Things are getting testy between theaters and studios as the opening of theaters looms on the horizon and studios are rethinking releases. Due to the COVID-19 pandemic, numerous studios pulled their films choosing instead to release them video on demand or shrinking the release windows from theaters to digital.
The most high profile release so far was Universal‘s Trolls World Tour. Things escalated after a Wall Street Journal report says the film earned $95 million domestically in its first 19 days. The original film earned $153.7 million domestically for its entire run and $120.9 million after 19 days.
The National Association of Theatre Owners sent out a statement:
This performance is indicative of hundreds of millions of people isolated in their homes seeking entertainment, not a shift in consumer movie viewing preferences. It is not surprising that people under shelter-in-home ordinances for weeks on end with increasingly limited entertainment options would take advantage of the movie’s direct-to-VOD move to keep children entertained, even at a premium price.
We’ll ignore the blatant falacy of “increasingly limited entertainment options.”
They also emphasized:
Universal heavily marketed the title as a theatrical release, in theaters and elsewhere, for weeks on end. That is unlikely to recur in normal times, and those costs haven’t been disclosed. While Universal may be pleased with the PVOD results of Trolls World Tour, this outcome should not be interpreted as a sign of a ‘new normal’ for Hollywood.
We’ll also ignore the weird tangent about marketing. As marketing is marketing and there might be a stronger marketing plan to be made emphasizing its exclusiveness to video on demand.
After the success of Trolls World Tour, Universal decided to release the Judd Apatow/Pete Davidson comedy The King of Staten Island in homes June 12, skipping its original June 19 theatrical release.
Warner Bros. is skipping theaters as well with Scoob! going digital on May 15, STX is taking My Spy to Amazon, Paramount/MRC‘s The Lovebirds is going to Netflix, and Artemis Fowl is releasing on Disney+. None of these films would likely have been blockbusters and will likely play well to their niche audiences on demand.
NATO also argued that the optimum price point for movie rentals are $5-$8 with $6 being the sweet spot and transactional video has been declining since 2004 with sales and rentals of individual titles at home dropping from $24.9 billion to $9.3 billion in 2019.

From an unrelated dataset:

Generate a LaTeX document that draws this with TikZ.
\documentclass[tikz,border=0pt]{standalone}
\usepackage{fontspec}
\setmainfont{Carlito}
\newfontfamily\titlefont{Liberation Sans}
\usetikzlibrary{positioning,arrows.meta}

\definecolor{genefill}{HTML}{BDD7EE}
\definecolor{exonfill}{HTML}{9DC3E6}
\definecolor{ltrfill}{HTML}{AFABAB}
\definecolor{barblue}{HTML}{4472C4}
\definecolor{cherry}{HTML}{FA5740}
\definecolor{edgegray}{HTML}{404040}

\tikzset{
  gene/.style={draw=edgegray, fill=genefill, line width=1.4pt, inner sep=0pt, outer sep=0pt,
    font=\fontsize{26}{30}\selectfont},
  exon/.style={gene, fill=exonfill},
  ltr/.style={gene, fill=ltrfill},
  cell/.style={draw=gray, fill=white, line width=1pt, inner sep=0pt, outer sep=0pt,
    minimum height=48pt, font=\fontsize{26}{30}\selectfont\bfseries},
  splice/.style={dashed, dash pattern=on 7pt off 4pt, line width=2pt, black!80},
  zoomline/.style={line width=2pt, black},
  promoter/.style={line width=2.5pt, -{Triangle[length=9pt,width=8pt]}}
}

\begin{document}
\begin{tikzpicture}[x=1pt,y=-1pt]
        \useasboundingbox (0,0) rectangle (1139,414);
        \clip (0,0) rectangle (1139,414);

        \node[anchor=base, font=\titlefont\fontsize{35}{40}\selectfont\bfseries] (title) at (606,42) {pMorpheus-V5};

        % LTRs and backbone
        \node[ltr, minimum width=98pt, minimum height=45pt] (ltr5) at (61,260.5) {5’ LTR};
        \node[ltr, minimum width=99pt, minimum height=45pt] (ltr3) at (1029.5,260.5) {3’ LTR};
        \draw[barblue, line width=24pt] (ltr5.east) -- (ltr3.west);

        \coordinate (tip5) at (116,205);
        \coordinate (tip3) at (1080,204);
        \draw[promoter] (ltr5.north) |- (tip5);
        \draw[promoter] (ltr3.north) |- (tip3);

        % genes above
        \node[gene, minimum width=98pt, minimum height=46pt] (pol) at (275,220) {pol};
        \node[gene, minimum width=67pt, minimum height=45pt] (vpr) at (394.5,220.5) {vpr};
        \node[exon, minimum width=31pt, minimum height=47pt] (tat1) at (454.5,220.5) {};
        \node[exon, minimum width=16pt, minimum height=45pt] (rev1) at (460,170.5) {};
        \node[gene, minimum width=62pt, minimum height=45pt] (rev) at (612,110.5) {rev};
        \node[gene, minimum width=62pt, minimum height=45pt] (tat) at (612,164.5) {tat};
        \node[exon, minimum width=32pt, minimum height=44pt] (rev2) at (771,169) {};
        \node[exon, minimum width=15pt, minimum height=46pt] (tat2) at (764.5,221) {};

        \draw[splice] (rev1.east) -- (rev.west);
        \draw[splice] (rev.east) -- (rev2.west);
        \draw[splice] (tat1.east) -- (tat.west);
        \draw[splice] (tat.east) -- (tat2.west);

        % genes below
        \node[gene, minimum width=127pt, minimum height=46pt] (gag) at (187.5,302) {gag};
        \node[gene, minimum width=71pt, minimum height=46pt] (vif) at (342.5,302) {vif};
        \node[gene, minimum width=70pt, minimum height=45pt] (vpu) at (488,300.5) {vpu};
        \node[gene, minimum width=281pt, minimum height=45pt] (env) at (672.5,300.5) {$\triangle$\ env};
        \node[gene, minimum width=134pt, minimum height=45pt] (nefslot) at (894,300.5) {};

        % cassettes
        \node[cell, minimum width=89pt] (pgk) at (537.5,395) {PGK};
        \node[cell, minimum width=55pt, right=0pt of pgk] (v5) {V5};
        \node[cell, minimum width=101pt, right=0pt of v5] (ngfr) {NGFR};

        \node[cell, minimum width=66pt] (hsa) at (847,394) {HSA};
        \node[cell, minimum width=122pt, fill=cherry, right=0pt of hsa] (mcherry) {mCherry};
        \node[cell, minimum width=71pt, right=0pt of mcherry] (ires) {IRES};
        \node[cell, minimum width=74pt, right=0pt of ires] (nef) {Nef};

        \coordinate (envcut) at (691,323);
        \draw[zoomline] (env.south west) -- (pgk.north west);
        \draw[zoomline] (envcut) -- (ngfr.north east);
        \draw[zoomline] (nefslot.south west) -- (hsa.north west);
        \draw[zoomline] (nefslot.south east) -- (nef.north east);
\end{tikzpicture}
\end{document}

What’s interesting is, that $6 rental isn’t that much different from what studios get currently. With an $10 ticket at the American box office, they’d get about 60% or $6. Overseas it can be 20% to 40% depending on the arrangement. Movies begin with fees up to 90% and the fees go down. This article from The Week has an excellent explanation. So, NATO has shown studios would potentially make the same and possibly more with video on demand.

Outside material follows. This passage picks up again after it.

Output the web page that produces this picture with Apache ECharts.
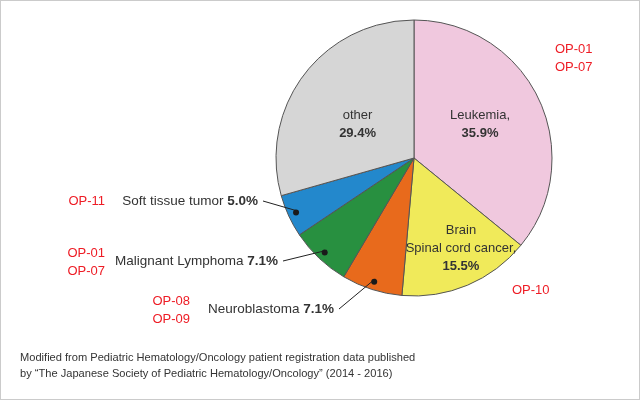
<!DOCTYPE html>
<html lang="en">
<head>
    <meta charset="UTF-8">
    <title>Pediatric cancer breakdown</title>
    <script src="https://cdn.jsdelivr.net/npm/echarts@6/dist/echarts.min.js"></script>
    <style>
        html, body { margin: 0; padding: 0; background: #fff; }
        #main { width: 640px; height: 400px; box-sizing: border-box; border: 1px solid #cbcbcb; }
    </style>
</head>
<body>
<div id="main"></div>
<script type="text/javascript">
    var names = ['Leukemia,', 'Brain\nSpinal cord cancer,', 'Neuroblastoma', 'Malignant Lymphoma', 'Soft tissue tumor', 'other'];
    var values = [35.9, 15.5, 7.1, 7.1, 5.0, 29.4];
    var opCodes = ['OP-01\nOP-07', 'OP-10', 'OP-08\nOP-09', 'OP-01\nOP-07', 'OP-11', ''];
    var colors = ['#f0c8de', '#f0ea5a', '#e86a1c', '#289040', '#2388cc', '#d6d6d6'];
    var note = 'Modified from Pediatric Hematology/Oncology patient registration data published\nby \u201cThe Japanese Society of Pediatric Hematology/Oncology\u201d (2014 - 2016)';

    // 0 = label inside slice, 1 = label outside with leader line
    var outside = [0, 0, 1, 1, 1, 0];
    var insideOffset = [[1, -3], [19, 24], null, null, null, [1, 10]];
    // outside label anchor: right end of text
    var outPos = [null, null, [333, 308], [277, 260], [257, 200]];
    // OP code placement: [x, y, align]
    var opPos = [[554, 57, 'left'], [511, 289, 'left'], [189, 309, 'right'], [104, 261, 'right'], [104, 200, 'right']];

    var center = [413, 157];
    var dotR = 127;
    var font = '"Liberation Sans", Arial, sans-serif';

    var myChart = echarts.init(document.getElementById('main'));

    var mainData = [], lineData = [], dotData = [];
    for (var i = 0; i < names.length; i++) {
        var pct = values[i].toFixed(1) + '%';
        mainData.push({
            name: names[i],
            value: values[i],
            itemStyle: { color: colors[i] },
            label: outside[i] ? { show: false } : {
                show: true,
                position: 'inside',
                offset: insideOffset[i],
                formatter: names[i] + '\n{b|' + pct + '}'
            }
        });
        lineData.push({
            name: names[i],
            value: values[i],
            label: { show: !!outside[i], formatter: names[i] + ' {b|' + pct + '}' },
            labelLine: { show: !!outside[i] }
        });
        dotData.push({
            name: names[i],
            value: values[i],
            label: { show: !!outside[i] }
        });
    }

    var graphics = [];
    for (var j = 0; j < opCodes.length; j++) {
        if (!opCodes[j]) continue;
        graphics.push({
            type: 'text',
            x: opPos[j][0],
            y: opPos[j][1],
            style: {
                text: opCodes[j],
                fill: '#ee1c25',
                font: '13px ' + font,
                lineHeight: 18,
                align: opPos[j][2],
                verticalAlign: 'middle'
            }
        });
    }
    graphics.push({
        type: 'text',
        x: 19,
        y: 365,
        style: {
            text: note,
            fill: '#333',
            font: '11.1px ' + font,
            lineHeight: 16,
            align: 'left',
            verticalAlign: 'middle'
        }
    });

    var option = {
        backgroundColor: '#fff',
        animation: false,
        graphic: graphics,
        series: [{
            type: 'pie',
            z: 2,
            center: center,
            radius: 138,
            startAngle: 90,
            clockwise: true,
            silent: true,
            itemStyle: { borderColor: '#555', borderWidth: 1 },
            label: {
                color: '#333',
                fontSize: 13,
                fontFamily: font,
                lineHeight: 18,
                align: 'center',
                rich: { b: { fontWeight: 'bold', fontSize: 13, fontFamily: font, color: '#333' } }
            },
            labelLine: { show: false },
            data: mainData
        }, {
            // transparent copy that carries the outside labels and leader lines
            type: 'pie',
            z: 3,
            center: center,
            radius: dotR,
            startAngle: 90,
            clockwise: true,
            silent: true,
            itemStyle: { color: 'rgba(0,0,0,0)' },
            label: {
                position: 'outside',
                color: '#333',
                fontSize: 13.5,
                fontFamily: font,
                rich: { b: { fontWeight: 'bold', fontSize: 13.5, fontFamily: font, color: '#333' } }
            },
            labelLine: { showAbove: true, length: 10, length2: 10, lineStyle: { color: '#222', width: 1 } },
            labelLayout: function (params) {
                var p = outPos[params.dataIndex];
                if (!p) return {};
                var end = [p[0] + 5, p[1]];
                var start = end;
                if (params.labelLinePoints) {
                    // pull the line start back onto the dot radius along the slice direction
                    var s = params.labelLinePoints[0];
                    var dx = s[0] - center[0], dy = s[1] - center[1];
                    var len = Math.sqrt(dx * dx + dy * dy) || 1;
                    start = [center[0] + dx / len * dotR, center[1] + dy / len * dotR];
                }
                return {
                    x: p[0],
                    y: p[1],
                    align: 'right',
                    verticalAlign: 'middle',
                    labelLinePoints: [start, end, end]
                };
            },
            data: lineData
        }, {
            // thin transparent ring whose inside labels are the leader dots
            type: 'pie',
            z: 4,
            center: center,
            radius: [dotR - 6, dotR + 6],
            startAngle: 90,
            clockwise: true,
            silent: true,
            itemStyle: { color: 'rgba(0,0,0,0)' },
            label: {
                position: 'inside',
                formatter: '{d|}',
                rich: { d: { width: 6, height: 6, borderRadius: 3, backgroundColor: '#1a1a1a' } }
            },
            labelLine: { show: false },
            data: dotData
        }]
    };

    myChart.setOption(option);
</script>
</body>
</html>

Things have ramped up further with AMC Theatres saying they will no longer play any Universal Pictures after NBCUniversal CEO Jeff Shell promising to “open titles on premium and in theaters at the same time.”

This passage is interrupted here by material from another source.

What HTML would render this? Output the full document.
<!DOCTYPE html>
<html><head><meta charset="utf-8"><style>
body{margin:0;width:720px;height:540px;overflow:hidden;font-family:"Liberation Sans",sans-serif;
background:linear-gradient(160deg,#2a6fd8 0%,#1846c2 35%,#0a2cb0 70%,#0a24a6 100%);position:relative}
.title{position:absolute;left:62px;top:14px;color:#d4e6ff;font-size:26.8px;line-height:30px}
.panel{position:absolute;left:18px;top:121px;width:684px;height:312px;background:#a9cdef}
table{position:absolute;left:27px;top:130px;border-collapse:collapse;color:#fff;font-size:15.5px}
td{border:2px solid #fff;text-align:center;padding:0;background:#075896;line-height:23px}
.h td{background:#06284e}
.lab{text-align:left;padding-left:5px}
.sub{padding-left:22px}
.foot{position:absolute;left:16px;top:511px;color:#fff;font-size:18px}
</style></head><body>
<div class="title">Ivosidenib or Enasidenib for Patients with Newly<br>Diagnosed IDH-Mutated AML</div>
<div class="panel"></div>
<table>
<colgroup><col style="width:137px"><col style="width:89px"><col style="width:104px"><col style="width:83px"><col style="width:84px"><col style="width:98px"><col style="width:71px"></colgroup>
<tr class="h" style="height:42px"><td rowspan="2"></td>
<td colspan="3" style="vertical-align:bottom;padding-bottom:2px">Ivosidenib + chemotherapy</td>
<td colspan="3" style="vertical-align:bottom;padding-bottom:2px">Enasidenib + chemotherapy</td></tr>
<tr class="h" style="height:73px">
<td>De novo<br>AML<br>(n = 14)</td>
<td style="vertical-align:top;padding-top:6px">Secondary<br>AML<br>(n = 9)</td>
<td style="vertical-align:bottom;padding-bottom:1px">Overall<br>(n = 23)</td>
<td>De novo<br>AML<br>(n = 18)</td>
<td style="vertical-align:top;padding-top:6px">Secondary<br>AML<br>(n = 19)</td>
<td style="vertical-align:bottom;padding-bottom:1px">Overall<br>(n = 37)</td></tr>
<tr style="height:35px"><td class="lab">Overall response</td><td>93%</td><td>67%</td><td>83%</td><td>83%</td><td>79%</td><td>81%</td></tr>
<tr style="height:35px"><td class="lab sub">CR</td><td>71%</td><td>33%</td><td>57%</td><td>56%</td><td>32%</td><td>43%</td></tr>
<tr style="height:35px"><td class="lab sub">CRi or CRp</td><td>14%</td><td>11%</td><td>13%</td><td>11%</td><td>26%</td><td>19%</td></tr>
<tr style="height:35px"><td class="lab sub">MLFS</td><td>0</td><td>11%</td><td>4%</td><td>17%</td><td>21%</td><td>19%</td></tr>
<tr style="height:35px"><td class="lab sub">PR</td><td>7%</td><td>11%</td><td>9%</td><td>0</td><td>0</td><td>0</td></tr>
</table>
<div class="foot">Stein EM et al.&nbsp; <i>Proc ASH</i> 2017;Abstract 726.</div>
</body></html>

AMC Theaters chairman-CEO Adam Aron went on the attack in a letter to Universal Filmed Entertainment Group chairman Donna Langley saying:
It is disappointing to us, but Jeff’s comments as to Universal’s unilateral actions and intentions have left us with no choice. Therefore, effectively immediately AMC will no longer play any Universal movies in any of our theaters in the United States, Europe or the Middle East.
This policy affects any and all Universal movies per se, goes into effect today and as our theaters reopen, and is not some hollow or ill-considered threat. Incidentally, this policy is not aimed solely at Universal out of pique or to be punitive in any way, it also extends to any movie maker who unilaterally abandons current windowing practices absent good faith negotiations between us, so that they as distributor and we as exhibitor both benefit and neither are hurt from such changes. Currently, with the press comment today, Universal is the only studio contemplating a wholesale change to the status quo. Hence, this immediate communication in response.
Universal’s unilateral pronouncements on this issue are unpalatable to us, as has always been the case, AMC is willing to sit down with Universal to discuss different windows strategies and different economic models between your company and ours. However, in the absence of such discussions, and an acceptable conclusion thereto, our decades of incredibly successful business activity together has sadly come to an end.
Theaters are in a tough position as they need studios more than studios need them. With months of revenue lost, they need guaranteed blockbusters like Universal’s Fast and Furious 9 which has been pushed back to April 2, 2021 and Disney’s Mulan which is currently set to open July 24, 2020. Both of which would be billion-dollar films in normal environments. With more digital services being released with “captive audiences,” studios will need theaters less and less. Disney+ has over 50 million subscribers already as an example and at $7(ish) a month, that’s over 350 million reasons a month and 4.2 billion reasons yearly.